> [DO THIS]: Make an exact copy of the lines, leaving the pictures out.

> [DATA BLOCK]:
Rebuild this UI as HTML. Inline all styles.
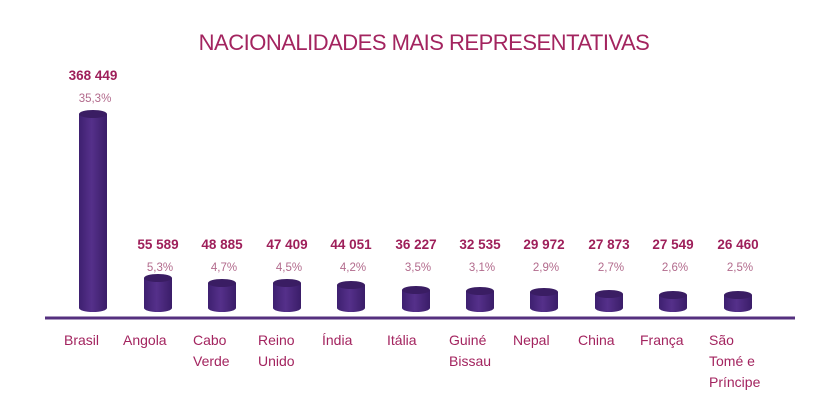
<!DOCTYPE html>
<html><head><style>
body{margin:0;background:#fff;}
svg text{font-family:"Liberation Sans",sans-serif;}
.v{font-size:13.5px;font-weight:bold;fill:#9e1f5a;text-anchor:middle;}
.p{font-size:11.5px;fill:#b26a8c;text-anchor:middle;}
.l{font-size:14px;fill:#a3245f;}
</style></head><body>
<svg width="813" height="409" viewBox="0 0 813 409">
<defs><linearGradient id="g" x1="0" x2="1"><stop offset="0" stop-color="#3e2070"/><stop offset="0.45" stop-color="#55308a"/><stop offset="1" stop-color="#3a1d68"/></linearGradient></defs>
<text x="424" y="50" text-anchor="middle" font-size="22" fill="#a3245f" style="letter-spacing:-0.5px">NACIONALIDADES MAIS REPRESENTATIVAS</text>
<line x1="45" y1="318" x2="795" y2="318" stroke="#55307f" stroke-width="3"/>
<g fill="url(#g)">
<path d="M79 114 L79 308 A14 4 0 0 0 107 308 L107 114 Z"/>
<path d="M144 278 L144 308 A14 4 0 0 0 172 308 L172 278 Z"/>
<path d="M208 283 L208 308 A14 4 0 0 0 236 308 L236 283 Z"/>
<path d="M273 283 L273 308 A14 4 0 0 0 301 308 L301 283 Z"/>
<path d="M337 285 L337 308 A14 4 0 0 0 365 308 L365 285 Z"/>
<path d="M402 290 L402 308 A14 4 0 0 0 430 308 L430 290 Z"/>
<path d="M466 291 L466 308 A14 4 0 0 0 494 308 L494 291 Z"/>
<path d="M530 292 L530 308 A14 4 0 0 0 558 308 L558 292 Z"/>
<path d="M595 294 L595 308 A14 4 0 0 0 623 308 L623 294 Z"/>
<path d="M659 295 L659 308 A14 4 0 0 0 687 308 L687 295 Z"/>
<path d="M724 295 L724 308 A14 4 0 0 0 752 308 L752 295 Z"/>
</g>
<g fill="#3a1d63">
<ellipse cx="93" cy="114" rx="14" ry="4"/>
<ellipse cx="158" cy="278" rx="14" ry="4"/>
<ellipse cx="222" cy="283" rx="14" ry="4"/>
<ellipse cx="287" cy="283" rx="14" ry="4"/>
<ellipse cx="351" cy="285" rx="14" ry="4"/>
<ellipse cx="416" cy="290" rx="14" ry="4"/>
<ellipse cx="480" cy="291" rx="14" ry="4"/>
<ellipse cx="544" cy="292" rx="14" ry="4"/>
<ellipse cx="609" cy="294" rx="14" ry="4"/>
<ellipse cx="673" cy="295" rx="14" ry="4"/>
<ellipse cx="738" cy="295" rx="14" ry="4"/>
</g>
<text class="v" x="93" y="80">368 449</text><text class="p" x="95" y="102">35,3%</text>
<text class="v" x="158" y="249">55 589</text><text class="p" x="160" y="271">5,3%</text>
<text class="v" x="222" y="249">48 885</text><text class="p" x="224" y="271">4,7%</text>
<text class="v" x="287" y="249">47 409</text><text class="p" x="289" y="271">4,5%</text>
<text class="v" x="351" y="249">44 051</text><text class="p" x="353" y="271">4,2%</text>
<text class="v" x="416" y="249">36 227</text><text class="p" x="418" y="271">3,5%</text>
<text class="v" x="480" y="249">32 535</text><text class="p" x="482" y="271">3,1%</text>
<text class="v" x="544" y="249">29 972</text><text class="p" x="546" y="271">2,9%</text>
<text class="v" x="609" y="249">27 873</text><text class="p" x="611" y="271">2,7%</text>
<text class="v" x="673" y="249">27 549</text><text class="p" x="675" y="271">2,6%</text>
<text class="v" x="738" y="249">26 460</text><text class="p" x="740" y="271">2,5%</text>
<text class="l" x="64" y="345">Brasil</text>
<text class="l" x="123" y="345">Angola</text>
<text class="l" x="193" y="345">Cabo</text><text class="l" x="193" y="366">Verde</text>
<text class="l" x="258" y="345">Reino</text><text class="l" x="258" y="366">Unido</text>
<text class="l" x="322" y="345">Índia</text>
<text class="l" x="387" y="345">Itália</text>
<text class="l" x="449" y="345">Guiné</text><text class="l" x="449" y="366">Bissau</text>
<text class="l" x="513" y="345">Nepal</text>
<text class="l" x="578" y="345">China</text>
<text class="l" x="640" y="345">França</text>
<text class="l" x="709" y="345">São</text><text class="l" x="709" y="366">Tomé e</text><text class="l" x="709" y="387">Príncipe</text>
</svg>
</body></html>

> [RESPONSE BELOW]:
Rebuild this UI as HTML. Inline all styles.
<!DOCTYPE html>
<html><head><style>
body{margin:0;background:#fff;}
svg text{font-family:"Liberation Sans",sans-serif;}
.v{font-size:13.5px;font-weight:bold;fill:#9e1f5a;text-anchor:middle;}
.p{font-size:11.5px;fill:#b26a8c;text-anchor:middle;}
.l{font-size:14px;fill:#a3245f;}
</style></head><body>
<svg width="813" height="409" viewBox="0 0 813 409">
<defs><linearGradient id="g" x1="0" x2="1"><stop offset="0" stop-color="#3e2070"/><stop offset="0.45" stop-color="#55308a"/><stop offset="1" stop-color="#3a1d68"/></linearGradient></defs>
<text x="424" y="50" text-anchor="middle" font-size="22" fill="#a3245f" style="letter-spacing:-0.5px">NACIONALIDADES MAIS REPRESENTATIVAS</text>
<line x1="45" y1="318" x2="795" y2="318" stroke="#55307f" stroke-width="3"/>
<g fill="url(#g)">
<path d="M79 114 L79 308 A14 4 0 0 0 107 308 L107 114 Z"/>
<path d="M144 278 L144 308 A14 4 0 0 0 172 308 L172 278 Z"/>
<path d="M208 283 L208 308 A14 4 0 0 0 236 308 L236 283 Z"/>
<path d="M273 283 L273 308 A14 4 0 0 0 301 308 L301 283 Z"/>
<path d="M337 285 L337 308 A14 4 0 0 0 365 308 L365 285 Z"/>
<path d="M402 290 L402 308 A14 4 0 0 0 430 308 L430 290 Z"/>
<path d="M466 291 L466 308 A14 4 0 0 0 494 308 L494 291 Z"/>
<path d="M530 292 L530 308 A14 4 0 0 0 558 308 L558 292 Z"/>
<path d="M595 294 L595 308 A14 4 0 0 0 623 308 L623 294 Z"/>
<path d="M659 295 L659 308 A14 4 0 0 0 687 308 L687 295 Z"/>
<path d="M724 295 L724 308 A14 4 0 0 0 752 308 L752 295 Z"/>
</g>
<g fill="#3a1d63">
<ellipse cx="93" cy="114" rx="14" ry="4"/>
<ellipse cx="158" cy="278" rx="14" ry="4"/>
<ellipse cx="222" cy="283" rx="14" ry="4"/>
<ellipse cx="287" cy="283" rx="14" ry="4"/>
<ellipse cx="351" cy="285" rx="14" ry="4"/>
<ellipse cx="416" cy="290" rx="14" ry="4"/>
<ellipse cx="480" cy="291" rx="14" ry="4"/>
<ellipse cx="544" cy="292" rx="14" ry="4"/>
<ellipse cx="609" cy="294" rx="14" ry="4"/>
<ellipse cx="673" cy="295" rx="14" ry="4"/>
<ellipse cx="738" cy="295" rx="14" ry="4"/>
</g>
<text class="v" x="93" y="80">368 449</text><text class="p" x="95" y="102">35,3%</text>
<text class="v" x="158" y="249">55 589</text><text class="p" x="160" y="271">5,3%</text>
<text class="v" x="222" y="249">48 885</text><text class="p" x="224" y="271">4,7%</text>
<text class="v" x="287" y="249">47 409</text><text class="p" x="289" y="271">4,5%</text>
<text class="v" x="351" y="249">44 051</text><text class="p" x="353" y="271">4,2%</text>
<text class="v" x="416" y="249">36 227</text><text class="p" x="418" y="271">3,5%</text>
<text class="v" x="480" y="249">32 535</text><text class="p" x="482" y="271">3,1%</text>
<text class="v" x="544" y="249">29 972</text><text class="p" x="546" y="271">2,9%</text>
<text class="v" x="609" y="249">27 873</text><text class="p" x="611" y="271">2,7%</text>
<text class="v" x="673" y="249">27 549</text><text class="p" x="675" y="271">2,6%</text>
<text class="v" x="738" y="249">26 460</text><text class="p" x="740" y="271">2,5%</text>
<text class="l" x="64" y="345">Brasil</text>
<text class="l" x="123" y="345">Angola</text>
<text class="l" x="193" y="345">Cabo</text><text class="l" x="193" y="366">Verde</text>
<text class="l" x="258" y="345">Reino</text><text class="l" x="258" y="366">Unido</text>
<text class="l" x="322" y="345">Índia</text>
<text class="l" x="387" y="345">Itália</text>
<text class="l" x="449" y="345">Guiné</text><text class="l" x="449" y="366">Bissau</text>
<text class="l" x="513" y="345">Nepal</text>
<text class="l" x="578" y="345">China</text>
<text class="l" x="640" y="345">França</text>
<text class="l" x="709" y="345">São</text><text class="l" x="709" y="366">Tomé e</text><text class="l" x="709" y="387">Príncipe</text>
</svg>
</body></html>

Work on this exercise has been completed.